Now run it with the same arguments to see the performance:
./streams 100000 200
This version of the program is expected to run slower than on GraalVM’s or any regular JDK.
Build an instrumented native executable by passing the --pgo-instrument
option to native-image
:
$JAVA_HOME/bin/native-image --pgo-instrument Streams
Run it to collect the code-execution-frequency profiles:
./streams 100000 20
Notice that you can profile with a much smaller data size.
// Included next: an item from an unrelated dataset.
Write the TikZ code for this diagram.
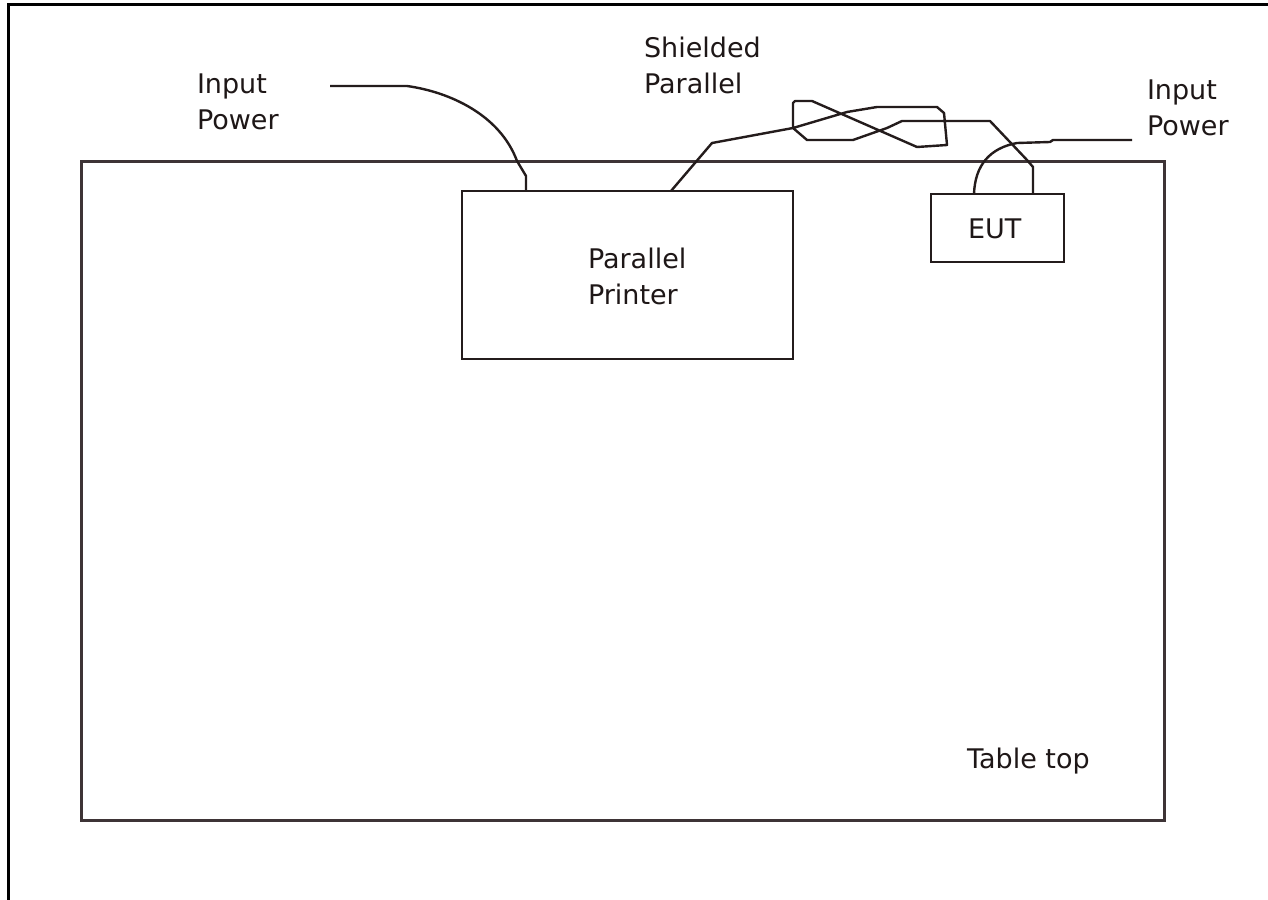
\documentclass[tikz,border=0pt]{standalone}
\usepackage{fontspec}
\setmainfont{DejaVu Sans}
\usetikzlibrary{calc}
\definecolor{ink}{HTML}{241C1C}
\definecolor{tablecol}{HTML}{3E3436}
\definecolor{txt}{HTML}{1E1717}
\begin{document}
\begin{tikzpicture}[x=0.5pt,y=-0.5pt,
  box/.style={draw=ink, line width=1.2pt, inner sep=0pt, outer sep=0pt, anchor=north west},
  tablebox/.style={draw=tablecol, line width=1.5pt, inner sep=0pt, outer sep=0pt, anchor=north west},
  cable/.style={draw=ink, line width=1.2pt, line join=round},
  lbl/.style={text=txt, inner sep=0pt, outer sep=0pt, align=left, anchor=north west,
    font=\fontsize{13.5pt}{18pt}\selectfont},
  slbl/.style={text=txt, inner sep=0pt, outer sep=0pt, anchor=base west,
    font=\fontsize{13.5pt}{18pt}\selectfont}]
\useasboundingbox (0,0) rectangle (1268,899);
\fill[white] (0,0) rectangle (1268,899);
% outer frame
\draw[black, line width=1.5pt] (8,905) -- (8,5) -- (1275,5);
% boxes
\node[tablebox, minimum width=541.5pt, minimum height=329.5pt] (table) at (81,161) {};
\node[box, minimum width=165.5pt, minimum height=84pt] (printer) at (462,191) {};
\node[box, minimum width=66.5pt, minimum height=34pt] (eut) at (931,194) {};
% labels
\node[lbl] (lpowlbl) at (197,74) {Input\\Power};
\node[lbl] (shlbl) at (644,37) {Shielded\\Parallel};
\node[lbl] (rpowlbl) at (1147,80) {Input\\Power};
\node[lbl] (prtlbl) at (588,248) {Parallel\\Printer};
\node[slbl] (eutlbl) at (968,238) {EUT};
\node[slbl] (tbllbl) at (967,768) {Table top};
% free cable ends
\coordinate (lpow) at (330,86);
\coordinate (rpow) at (1132,140);
% left input power
\draw[cable] (lpow) -- (407,86) .. controls (450,92) and (500,115) .. (517,161)
  -- (526,176) -- ([xshift=32pt]printer.north west);
% shielded parallel cable
\draw[cable] ([xshift=104.5pt]printer.north west) -- (712,143) -- (793,128)
  -- (847,112) -- (877,107) -- (937,107) -- (944,113) -- (947,145) -- (917,147)
  -- (812,101) -- (795,101) -- (793,103) -- (793,128) -- (807,140) -- (853,140)
  -- (887,128) -- (902,121) -- (990,121) -- (1027,160) -- (1033,167)
  -- ([xshift=51pt]eut.north west);
% right input power
\draw[cable] (rpow) -- (1053,140) -- (1050,142) -- (1017,143)
  .. controls (990,148) and (975,165) .. ([xshift=21.5pt]eut.north west);
\end{tikzpicture}
\end{document}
Profiles collected from this run are stored by default in the default.iprof file.
Note: You can specify where to collect the profiles when running an instrumented native executable by passing the
-XX:ProfilesDumpFile=YourFileName
option at run time.
Finally, build an optimized native executable by specifying the path to the collected profiles:
$JAVA_HOME/bin/native-image --pgo=default.iprof Streams
Note: You can also collect multiple profile files, by specifying different filenames, and pass them to the
native-image
tool at build time.
Run this optimized native executable timing the execution to see the system resources and CPU usage:
time ./streams 100000 200
You should get the performance comparable to, or faster, than the Java version of the program. For example, on a machine with 16 GB of memory and 8 cores, the TOTAL time
for 10 iterations reduced from ~2200 to ~270 milliseconds.
This guide showed how you can optimize native executables for additional performance gain and higher throughput. Oracle GraalVM offers extra benefits for building native executables, such as Profile-Guided Optimizations (PGO). With PGO you “train” your application for specific workloads and significantly improve the performance.